The answer, warns one industry expert, is touching off a price war, which industry history has repeatedly shown us, results in commoditization of products and a downward plunge that takes many companies with it.
“Selling solely on price has historically resulted in death spirals for companies and industry segments,” warns Bill Taylor, president of Corporate Ladders and a featured speaker at “Selling on Price.” “This results in companies setting new price ceilings that can never be raised. It’s a lazy person’s way out.”
Taylor will be joined by Bill Leutzinger, president of TelecomMedic. His firm helps consumers understand the ever-changing and often complex telecommunications industry. The company says it knows that most companies don’t have full-time employees dedicated to voice, data and Internet challenges, and strives to fill that role.
Focusing first and foremost on low price largely negates product value, be it features, functionality or flexibility, emphasizes Taylor. “The telecom industry has a propensity toward selling product to make numbers. You can always set price low enough to do that.”
But the damage of such a long and continuing practice is more than collateral, according to Taylor. “Yes, these are very challenging times. That makes it more important to sell products with value baked in. Otherwise, buyers will be looking for newer and lower price ceilings.

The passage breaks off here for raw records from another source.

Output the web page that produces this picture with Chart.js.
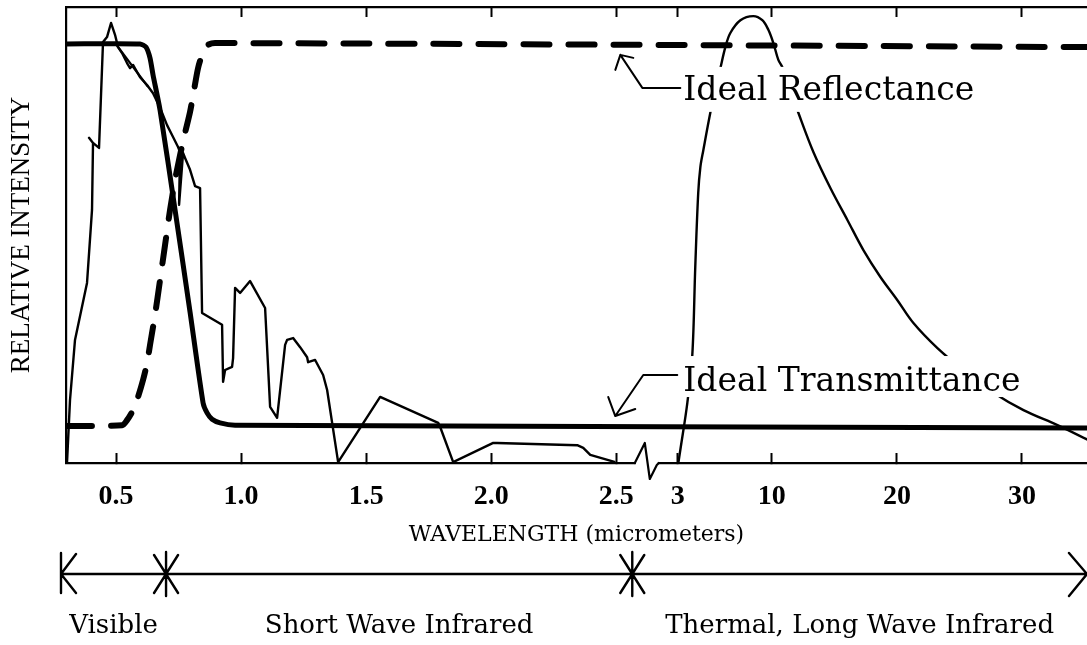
<!DOCTYPE html>
<html>
<head>
<meta charset="utf-8">
<script src="https://cdn.jsdelivr.net/npm/chart.js@4.4.1/dist/chart.umd.min.js"></script>
<style>
  html, body { margin: 0; padding: 0; background: #fff; overflow: hidden; }
  #wrap { width: 1087px; height: 645px; position: relative; }
</style>
</head>
<body>
<div id="wrap"><canvas id="spectrum"></canvas></div>
<script>
// Wavelengths in micrometers, intensities on a relative 0-100 scale.
const solarWavelength = [0.304, 0.316, 0.336, 0.384, 0.404, 0.408, 0.392, 0.408, 0.432, 0.448, 0.464, 0.48, 0.496, 0.508, 0.524, 0.544, 0.556, 0.568, 0.596, 0.624, 0.648, 0.676, 0.704, 0.728, 0.748, 0.756, 0.752, 0.768, 0.776, 0.796, 0.816, 0.836, 0.844, 0.924, 0.928, 0.936, 0.964, 0.968, 0.976, 0.996, 1.036, 1.096, 1.116, 1.144, 1.176, 1.184, 1.208, 1.236, 1.264, 1.268, 1.296, 1.328, 1.344, 1.388, 1.556, 1.788, 1.796, 1.848, 2.008, 2.024, 2.344, 2.368, 2.396, 2.496];
const solarIntensity = [0, 13.8, 27.0, 39.5, 55.5, 70.2, 71.3, 70.2, 69.1, 92.3, 93.4, 96.5, 93.9, 91.2, 89.9, 87.7, 86.6, 87.3, 84.6, 82.9, 81.1, 77.9, 74.1, 71.5, 69.3, 68.2, 56.6, 68.0, 66.9, 64.3, 60.7, 60.3, 32.9, 30.3, 17.8, 20.4, 21.1, 23.0, 38.4, 37.3, 39.9, 34.0, 12.3, 9.9, 25.9, 27.0, 27.4, 25.4, 23.2, 22.1, 22.6, 19.3, 16.0, 0.2, 14.5, 8.8, 7.9, 0.2, 4.4, 4.4, 3.9, 3.3, 1.8, 0.2];
const solarBranchWavelength = [0.496, 0.628];
const solarBranchIntensity = [92.1, 82.5];

const thermalWavelength = [3.04, 3.19, 3.71, 4.08, 4.30, 4.52, 4.68, 4.90, 5.42, 5.79, 6.17, 6.54, 6.91, 7.66, 8.62, 9.29, 9.74, 10.12, 10.52, 10.84, 11.48, 12.12, 13.32, 14.68, 16.04, 17.32, 18.68, 20.04, 21.32, 23.24, 25.48, 27.72, 30.12, 32.84, 35.48];
const thermalIntensity = [0, 2.9, 13.2, 23.7, 43.0, 59.2, 64.9, 68.6, 76.8, 81.8, 86.6, 91.2, 94.3, 97.1, 98.0, 97.1, 95.0, 92.1, 88.4, 86.8, 81.8, 76.8, 68.2, 60.3, 53.3, 46.7, 40.8, 35.7, 30.7, 25.2, 20.0, 15.4, 11.6, 8.3, 4.8];

const reflectanceWavelength = [0.30, 0.524, 0.544, 0.568, 0.588, 0.608, 0.624, 0.636, 0.656, 0.676, 0.696, 0.716, 0.736, 0.756, 0.776, 0.796, 0.812, 0.828, 0.848, 0.868, 0.896, 35.5];
const reflectanceIntensity = [8.1, 8.3, 9.4, 11.6, 14.5, 18.2, 21.9, 25.9, 32.5, 40.1, 47.8, 55.5, 62.1, 67.5, 72.4, 77.0, 81.8, 86.6, 90.1, 91.7, 92.1, 91.2];

const transmittanceWavelength = [0.30, 0.596, 0.62, 0.636, 0.648, 0.676, 0.736, 0.796, 0.848, 0.864, 0.884, 0.916, 0.976, 35.5];
const transmittanceIntensity = [91.9, 91.9, 91.2, 88.8, 85.1, 77.4, 55.5, 33.1, 13.2, 11.0, 9.6, 8.8, 8.3, 7.7];

const tickWavelengths = [0.5, 1.0, 1.5, 2.0, 2.5, 3, 10, 20, 30];
const tickLabels = ['0.5', '1.0', '1.5', '2.0', '2.5', '3', '10', '20', '30'];

const regionBounds = [0.28, 0.7, 2.63];
const regionNames = ['Visible', 'Short Wave Infrared', 'Thermal, Long Wave Infrared'];

const axisStartWavelength = 0.3;
const axisEndWavelength = 35.2;
const axisBreakWavelength = 2.74;

// The wavelength axis is linear up to 2.5 um, then compressed past a break,
// with a coarser scale for the thermal band.
function axisPos(w) {
  if (w <= 2.5) return w;
  if (w <= 3) return 2.5 + (w - 2.5) * 0.492;
  if (w <= 10) return 2.746 + (w - 3) * (0.376 / 7);
  return 3.122 + (w - 10) * 0.05;
}

function toPoints(ws, vs) {
  return ws.map((w, i) => ({ x: axisPos(w), y: vs[i] }));
}

const INK = '#000';

// Callout labels with leader arrows; anchors are in data units, geometry in pixels.
const callouts = [
  { text: 'Ideal Reflectance', wavelength: 2.533, intensity: 89.5,
    shaft: [22, 33], run: 38, headA: [-5, 15], headB: [13, 3], textDx: 63, textDy: 45,
    clearTop: 33, clearBottom: 12 },
  { text: 'Ideal Transmittance', wavelength: 2.496, intensity: 10.3,
    shaft: [28, -41], run: 34, headA: [-7, -19], headB: [20, -7], textDx: 68, textDy: -25,
    clearTop: 35, clearBottom: 6 }
];

const decorations = {
  id: 'decorations',
  afterDatasetsDraw(chart) {
    const { ctx } = chart;
    const xs = chart.scales.x, ys = chart.scales.y;
    ctx.save();
    ctx.strokeStyle = INK;
    ctx.fillStyle = INK;
    ctx.lineCap = 'round';
    ctx.lineJoin = 'round';
    ctx.font = '33px "DejaVu Serif"';
    ctx.textBaseline = 'alphabetic';
    for (const c of callouts) {
      const tx = xs.getPixelForValue(axisPos(c.wavelength));
      const ty = ys.getPixelForValue(c.intensity);
      const lx = tx + c.textDx, ly = ty + c.textDy;
      const w = ctx.measureText(c.text).width;
      ctx.fillStyle = '#fff';
      ctx.fillRect(lx - 4, ly - c.clearTop, w + 8, c.clearTop + c.clearBottom);
      ctx.fillStyle = INK;
      ctx.fillText(c.text, lx, ly);
      ctx.lineWidth = 2;
      ctx.beginPath();
      ctx.moveTo(tx + c.shaft[0] + c.run, ty + c.shaft[1]);
      ctx.lineTo(tx + c.shaft[0], ty + c.shaft[1]);
      ctx.lineTo(tx, ty);
      ctx.moveTo(tx + c.headA[0], ty + c.headA[1]);
      ctx.lineTo(tx, ty);
      ctx.lineTo(tx + c.headB[0], ty + c.headB[1]);
      ctx.stroke();
    }
    ctx.restore();
  },
  afterDraw(chart) {
    const { ctx, chartArea } = chart;
    const xs = chart.scales.x;
    const X = w => xs.getPixelForValue(axisPos(w));
    ctx.save();
    ctx.strokeStyle = INK;
    ctx.fillStyle = INK;
    ctx.lineCap = 'round';
    ctx.lineJoin = 'round';

    // break in the wavelength axis
    const bx = X(axisBreakWavelength), by = chartArea.bottom;
    ctx.fillStyle = '#fff';
    ctx.fillRect(bx - 10, by - 3, 22, 6);
    ctx.lineWidth = 2.2;
    ctx.beginPath();
    ctx.moveTo(bx - 11, by);
    ctx.lineTo(bx - 1, by - 20);
    ctx.lineTo(bx + 4, by + 16);
    ctx.lineTo(bx + 11, by + 2);
    ctx.lineTo(bx + 13, by);
    ctx.stroke();

    // spectral band ruler below the axis
    const ry = 574;
    const x0 = X(regionBounds[0]);
    const xEnd = chartArea.right;
    ctx.lineWidth = 2.4;
    ctx.beginPath();
    ctx.moveTo(x0, ry);
    ctx.lineTo(xEnd, ry);
    // left end: bar with arrowhead
    ctx.moveTo(x0, ry - 21); ctx.lineTo(x0, ry + 19);
    ctx.moveTo(x0 + 15, ry - 20); ctx.lineTo(x0, ry); ctx.lineTo(x0 + 15, ry + 19);
    // right end arrowhead
    ctx.moveTo(xEnd - 18, ry - 21); ctx.lineTo(xEnd, ry); ctx.lineTo(xEnd - 18, ry + 22);
    // boundary stars
    for (let i = 1; i < regionBounds.length; i++) {
      const sx = X(regionBounds[i]);
      ctx.moveTo(sx, ry - 22); ctx.lineTo(sx, ry + 22);
      ctx.moveTo(sx - 12, ry - 19); ctx.lineTo(sx + 12, ry + 19);
      ctx.moveTo(sx + 12, ry - 19); ctx.lineTo(sx - 12, ry + 19);
    }
    ctx.stroke();

    // band names
    ctx.fillStyle = INK;
    ctx.font = '26px "DejaVu Serif"';
    ctx.textAlign = 'center';
    ctx.textBaseline = 'alphabetic';
    const edges = regionBounds.map(X).concat([xEnd]);
    regionNames.forEach((name, i) => {
      ctx.fillText(name, (edges[i] + edges[i + 1]) / 2, 633);
    });
    ctx.restore();
  }
};

function placeTicks(scale) {
  scale.ticks = tickWavelengths.map(w => ({ value: axisPos(w) }));
}

const xCommon = {
  type: 'linear',
  min: axisPos(axisStartWavelength),
  max: axisPos(axisEndWavelength),
  afterBuildTicks: placeTicks,
  grid: { drawOnChartArea: false, drawTicks: true, tickLength: -10, tickWidth: 2, tickColor: INK },
  border: { display: true, width: 2.2, color: INK }
};

new Chart(document.getElementById('spectrum'), {
  type: 'line',
  data: {
    datasets: [
      { label: 'Ideal Reflectance', data: toPoints(reflectanceWavelength, reflectanceIntensity),
        borderColor: INK, borderWidth: 6, borderDash: [26, 19], borderCapStyle: 'round',
        pointRadius: 0, tension: 0.25 },
      { label: 'Ideal Transmittance', data: toPoints(transmittanceWavelength, transmittanceIntensity),
        borderColor: INK, borderWidth: 5, borderJoinStyle: 'round', pointRadius: 0, tension: 0.2 },
      { label: 'Reflected solar', data: toPoints(solarWavelength, solarIntensity),
        borderColor: INK, borderWidth: 2.4, borderJoinStyle: 'round', pointRadius: 0, tension: 0 },
      { label: 'Reflected solar branch', data: toPoints(solarBranchWavelength, solarBranchIntensity),
        borderColor: INK, borderWidth: 2.2, pointRadius: 0, tension: 0 },
      { label: 'Thermal emission', data: toPoints(thermalWavelength, thermalIntensity),
        borderColor: INK, borderWidth: 2.4, pointRadius: 0, tension: 0.35 }
    ]
  },
  options: {
    responsive: true,
    maintainAspectRatio: false,
    animation: false,
    devicePixelRatio: 1,
    layout: { padding: 0 },
    plugins: { legend: { display: false }, tooltip: { enabled: false } },
    scales: {
      x: Object.assign({}, xCommon, {
        position: 'bottom',
        ticks: {
          autoSkip: false, maxRotation: 0, minRotation: 0, padding: 27, color: INK,
          font: { family: 'Liberation Serif', size: 28, weight: 'bold' },
          callback: (v, i) => tickLabels[i]
        },
        title: {
          display: true, text: 'WAVELENGTH (micrometers)', color: INK,
          font: { family: 'DejaVu Serif', size: 22 }, padding: { top: 0, bottom: 97 }
        },
        afterFit: s => { s.height = 182; }
      }),
      xTop: Object.assign({}, xCommon, {
        position: 'top',
        ticks: { display: false },
        afterFit: s => { s.height = 7; }
      }),
      y: {
        min: 0, max: 100,
        ticks: { display: false },
        grid: { drawOnChartArea: false, drawTicks: false },
        border: { display: true, width: 2.2, color: INK },
        title: {
          display: true, text: 'RELATIVE INTENSITY', color: INK,
          font: { family: 'Liberation Serif', size: 27 }, padding: { top: 6, bottom: 0 }
        },
        afterFit: s => { s.width = 66; }
      }
    }
  },
  plugins: [decorations]
});
</script>
</body>
</html>
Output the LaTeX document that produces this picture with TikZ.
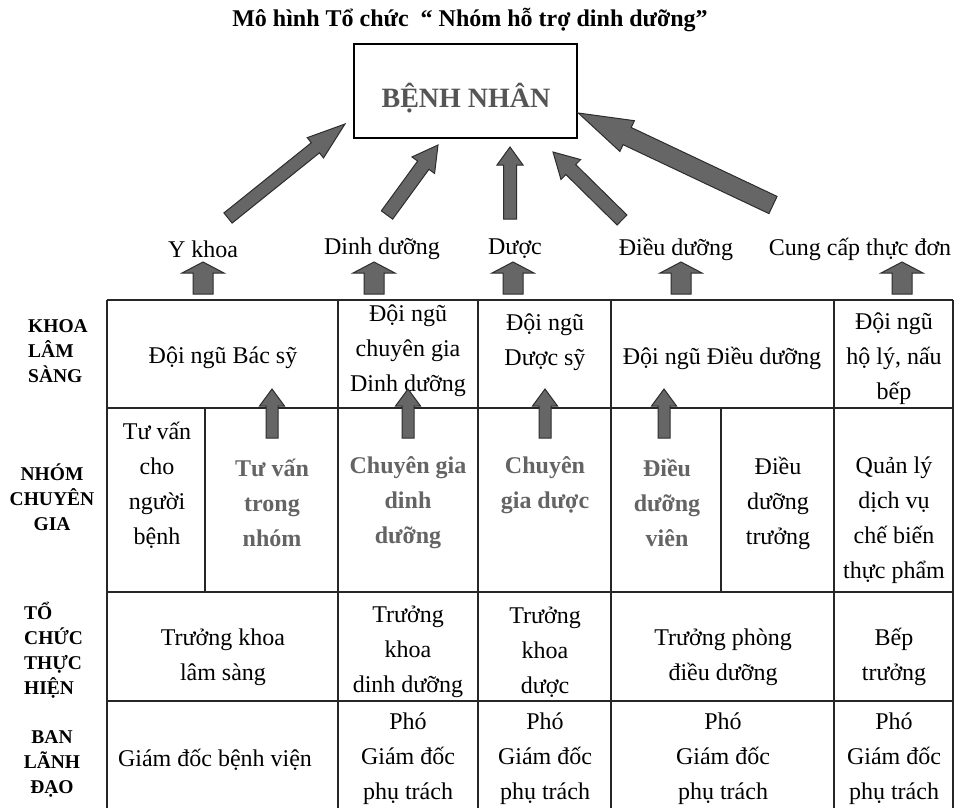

And sooner or later, someone is going to have to drop out.”
Taylor believes selling purely on pricing can only succeed where that practice is part of a large strategy.
“My argument is that there may be a place for a loss leader to become a market entrant, but the company would need a sizable complement of other things to sell in other ways,” contends the sales veteran, who has advised companies in industries outside telecom.
So what’s a sales team to do?
Taylor advises companies to make a multi-product pitch which focuses on much more — such as value — than low prices. He suggests telecom companies take a page from another industry, and sooner rather than later.
“Supermarkets never bring you in just to sell you the sales items on the end caps,” he noted. “They want you to walk down the aisles and pick up other items as well.”
Vendors should also focus on what happens, or what is needed, post-sale. This area includes service and support, he noted.